Okay first off, what are arty things? And secondly why is this included in a dictionary of “insults, ethnic slurs, drug talk and related manners”???? At least it didn’t say anything about affection or pretention. So I looked a bit further:

artsy-fartsy
adjective (artsy-farts, ier)

  1. (colloquial) A frivolous or dismissive description of someone or something that is artistic or pretentiously artistic.

Now this one I can live with. And as much as I suspected, the term “artsy-fartsy” may have more to do with the person who uses the word than the person they are attempting to describe. I enjoy this definition, as much as one can enjoy a definition. Maybe in calling me “artsy-fartsy”, this person (who is a friend who is not involved in the arts nor claims to understand the fascination with it) was simply being “dismissive” of a part of me, an interest I share with others, that he/she didn’t really understand. And in doing so, I’m sure they meant no harm, hence the moniker being “frivolous”. The “pretentious” part is still in the definition, but at least it gives the option of being “artistic OR pretentiously artistic”. Never before have I hung on two simple letters so desperately.
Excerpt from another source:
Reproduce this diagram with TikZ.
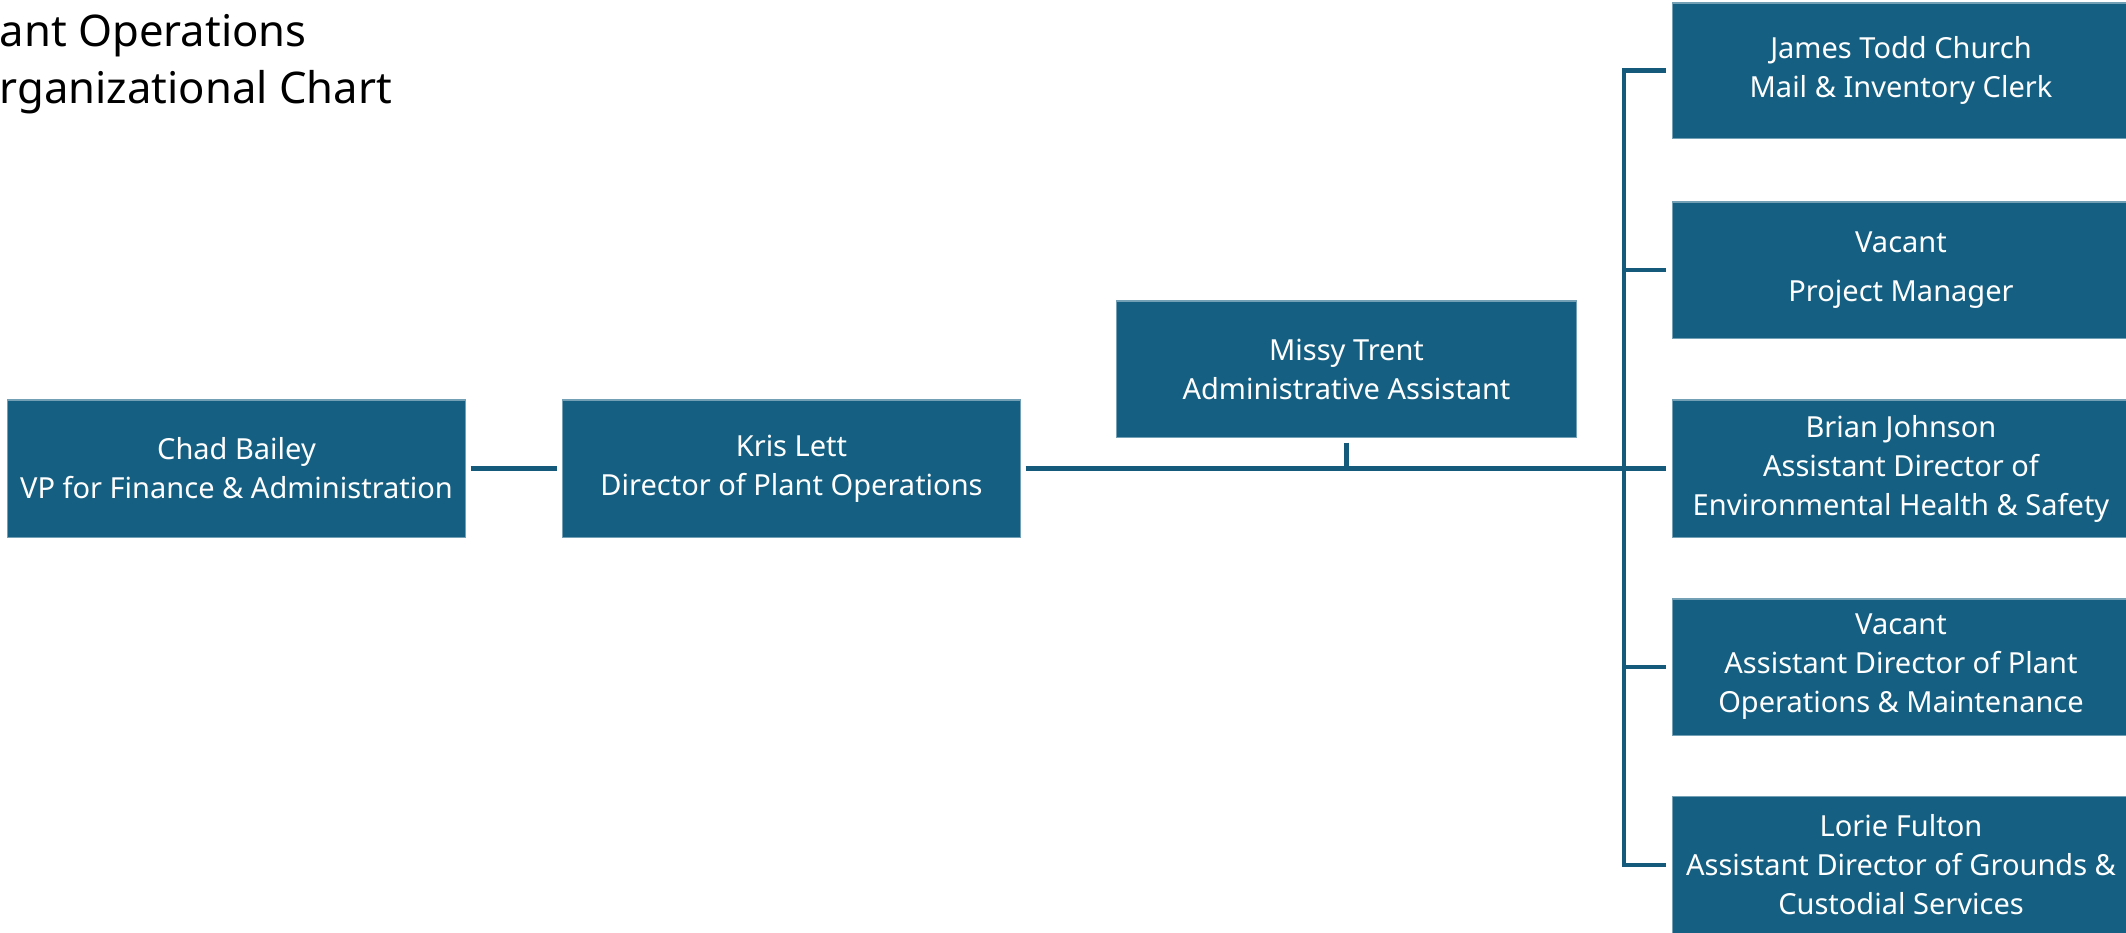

So, compliment or insult or neither? I’m going with neither.

Alright, now if you’ll excuse me I have a Metropolitan Opera live feed to watch on my large screen plasma TV, which is located in the pottery studio I had especially built with a state of the art kiln. Now if I could just get the cork out of this bottle of Dom, I could probably finally turn my attention to the private ballet training session I have with the instructor I flew in from the Bolshoi Ballet

Ciao!

1 comment:

  1. Haha, that was awesome. I was raised in Spartanburg, but I don't have a southern accent. In fact, most of the locals ask me if I'm from the north. My mother was raised for part of her life in Canada and Connecticut while she learned English, but my father was raised in Beaufort and is decidedly "southern-speaking." I guess I just have a generic accent.

    While I am no stranger to the Southern dialect, I have somehow kept it out of my system for the most part. It occasionally creeps out on accident, though, and if I can catch it, I try to wash it out with hot, soapy water.

    I like how using a term, even as harmless as "artsy-fartsy" reflects moreso the ignorance of the user than it does the recipient of the description. Much like a discriminatory slur. Go, language!